7 people sit at the round table. In how many ways can we

Question #1: Seven people are to be seated at a round table. Bill and Bob don't want to sit next to each other. How many seating arrangements are possible?

Total # of arrangements around the circular table: \((7-1)!=6!\);
Arrangements when Bill and Bob sit next to each other: 5!*2: consider Bill and Bob as one unit - {Bill, Bob}. Now we have total 6 units: {Bill, Bob}, {1}, {2}, {3}, {4}, {5}. Total # of arrangements of these 6 units around the table is \((6-1)!=5!\) and Bill and Bob within the unit can be arranged in 2 way: {Bill, Bob} and {Bob, Bill};

So, # of arrangements when Bill and Bob don't sit next to each other is: \(6!-2*5!\).

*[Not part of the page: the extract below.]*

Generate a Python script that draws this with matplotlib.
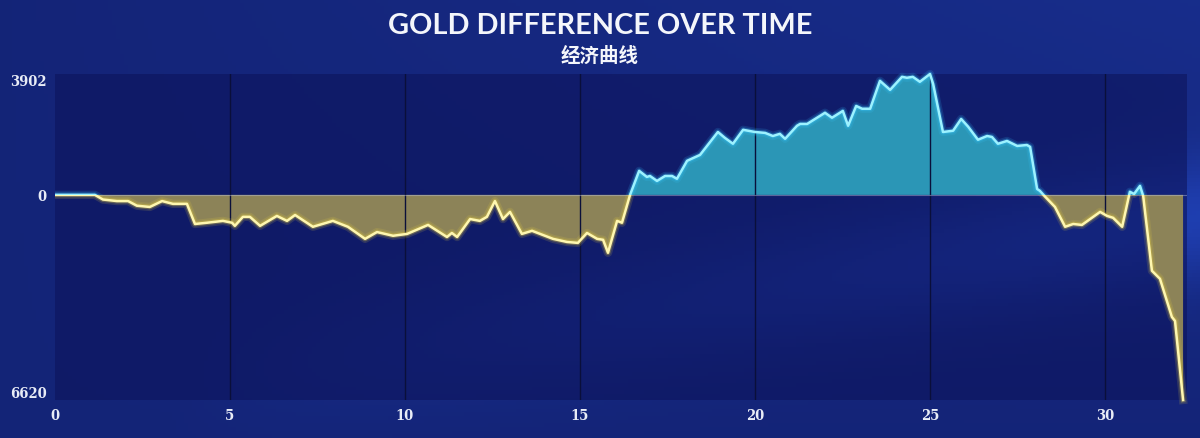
import matplotlib
matplotlib.use("Agg")
import matplotlib.pyplot as plt
import numpy as np
from matplotlib.patches import Rectangle

# game minute and gold difference
minutes = [0, 1.14, 1.37, 1.77, 2.09, 2.34, 2.71, 3.06, 3.37, 3.77, 4.0, 4.34, 4.8, 5.06,
           5.14, 5.37, 5.57, 5.86, 6.34, 6.63, 6.86, 7.37, 7.94, 8.37, 8.86, 9.2, 9.66,
           10.06, 10.66, 11.2, 11.34, 11.49, 11.86, 12.14, 12.34, 12.57, 12.8, 13.0, 13.34,
           13.63, 14.23, 14.63, 14.94, 15.2, 15.49, 15.66, 15.8, 16.06, 16.2, 16.43, 16.69,
           16.91, 17.0, 17.2, 17.43, 17.63, 17.77, 18.06, 18.43, 18.94, 19.14, 19.37, 19.66,
           20.0, 20.29, 20.51, 20.71, 20.86, 21.2, 21.29, 21.49, 22.0, 22.2, 22.51, 22.66,
           22.89, 23.06, 23.29, 23.57, 23.86, 24.2, 24.34, 24.51, 24.71, 25.0, 25.09, 25.37,
           25.66, 25.89, 26.09, 26.37, 26.63, 26.77, 26.94, 27.2, 27.49, 27.77, 27.86, 28.06,
           28.14, 28.29, 28.57, 28.86, 29.09, 29.34, 29.86, 30.06, 30.23, 30.49, 30.71, 30.83,
           31.0, 31.09, 31.34, 31.57, 31.91, 32.0, 32.23]
gold_diff = [0, 0, -150, -200, -200, -350, -390, -200, -290, -290, -940, -900, -840, -900,
             -1000, -710, -710, -1000, -680, -840, -650, -1030, -840, -1030, -1420, -1200,
             -1320, -1260, -970, -1360, -1230, -1360, -780, -840, -710, -200, -780, -550,
             -1260, -1160, -1420, -1520, -1550, -1230, -1420, -1450, -1870, -840, -900, 0,
             775, 580, 610, 450, 610, 610, 520, 1100, 1290, 2030, 1840, 1650, 2100, 2030, 2000,
             1900, 1970, 1810, 2230, 2290, 2290, 2650, 2490, 2710, 2230, 2870, 2780, 2780,
             3680, 3390, 3810, 3780, 3810, 3650, 3902, 3580, 2030, 2070, 2450, 2200, 1780,
             1900, 1870, 1650, 1740, 1580, 1610, 1550, 190, 130, -60, -390, -1030, -940, -970,
             -550, -680, -740, -1030, 100, 30, 290, -30, -2450, -2710, -3940, -4070, -6620]

x_ticks = [0, 5, 10, 15, 20, 25, 30]
y_max, y_min = 3902, -6620

x = np.array(minutes)
y = np.array(gold_diff)

fig = plt.figure(figsize=(12, 4.39), dpi=100)

# background gradient with a faint diagonal streak
bg = fig.add_axes([0, 0, 1, 1])
gx, gy = np.meshgrid(np.linspace(0, 1, 300), np.linspace(0, 1, 120))
streak = np.exp(-((gy - 0.95 + 0.45 * gx) ** 2) / 0.02) * np.clip(gx * 1.4 - 0.2, 0, 1)
base = 0.3 + 0.25 * (1 - gy) * gx + 0.6 * streak
img = np.dstack([0.06 + 0.06 * base, 0.10 + 0.14 * base, 0.38 + 0.30 * base])
bg.imshow(np.clip(img, 0, 1), extent=[0, 1, 0, 1], aspect="auto", origin="upper")
bg.axis("off")

ax = fig.add_axes([0.0458, 0.0866, 0.9433, 0.7426])
ax.set_facecolor((0.05, 0.08, 0.36, 0.6))

ax.fill_between(x, y, 0, where=y >= 0, interpolate=True, color="#2b96b6", lw=0, zorder=2)
ax.fill_between(x, y, 0, where=y <= 0, interpolate=True, color="#8c8358", lw=0, zorder=2)

for xt in x_ticks[1:]:
    ax.axvline(xt, color="#0a0f3a", lw=1, zorder=3)
ax.axhline(0, color="#b9c0d8", lw=0.8, alpha=0.45, zorder=3)

upper = Rectangle((0, 0), 40, 10000, transform=ax.transData)
lower = Rectangle((0, -10000), 40, 10000, transform=ax.transData)
for clip, col, glow in [(upper, "#9df2ff", "#38c8ff"), (lower, "#fff7b0", "#e8d040")]:
    for lw, a in [(6, 0.15), (3.5, 0.3)]:
        g, = ax.plot(x, y, color=glow, lw=lw, alpha=a, zorder=4, solid_joinstyle="round")
        g.set_clip_path(clip)
    ln, = ax.plot(x, y, color=col, lw=1.8, zorder=5, solid_joinstyle="round")
    ln.set_clip_path(clip)

ax.set_xlim(0, 32.34)
ax.set_ylim(y_min, y_max)
for s in ax.spines.values():
    s.set_visible(False)

tick_font = dict(family=["DejaVu Serif", "DejaVu Sans"], stretch="condensed",
                 weight="bold", size=10.5)
ax.set_xticks(x_ticks)
ax.set_xticklabels([str(t) for t in x_ticks], color="#e8ecf6", **tick_font)
ax.set_yticks([y_max, 0, y_min])
ax.set_yticklabels([str(y_max), "0", str(abs(y_min))], color="#e8ecf6", **tick_font)
ax.tick_params(length=0, pad=6)
labs = ax.get_yticklabels()
labs[0].set_va("top")
labs[2].set_va("bottom")

fig.text(0.5, 0.94, "GOLD DIFFERENCE OVER TIME", ha="center", va="center",
         color="#f4f6fb", fontsize=20.8, fontweight="bold", family=["Lato", "DejaVu Sans"])
fig.text(0.5, 0.872, "经济曲线", ha="center", va="center", color="#f4f6fb",
         fontsize=14, fontweight="bold", family=["Noto Sans CJK SC", "DejaVu Sans"])

fig.savefig("out.png", dpi=100)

Question #2: Seven people are to be seated at a round table. Bill and Bob don't want to sit opposite to each other. How many seating arrangements are possible?

Now, if we consider "opposite" to mean "directly opposite", meaning that Bill and Bob shouldn't sit at the endpoints of the diameter of the circular table, then total # of arrangements will simply be \((7-1)!=6!\), because if 7 (odd) people are distributed evenly around a circle no two people are directly opposite each other (no diagonal in 7 sided regular polygon passes through the center).

If the question were: SIX people are to be seated at a round table. Bill and Bob don't want to sit opposite to each other. How many seating arrangements are possible?

Total # of arrangements around the circular table: \((6-1)!=5!\);

Now, Bill can have 5 people opposite him. In 1/5 of the cases he'll be opposite Bob (in equal # of arrangements he'll be opposite each of these 5 people), so all but these 1/5 of the cases are acceptable (4/5 of the cases are acceptable). So # of arrangements when Bill and Bob don't sit opposite each other is: \(5!*\frac{4}{5}\).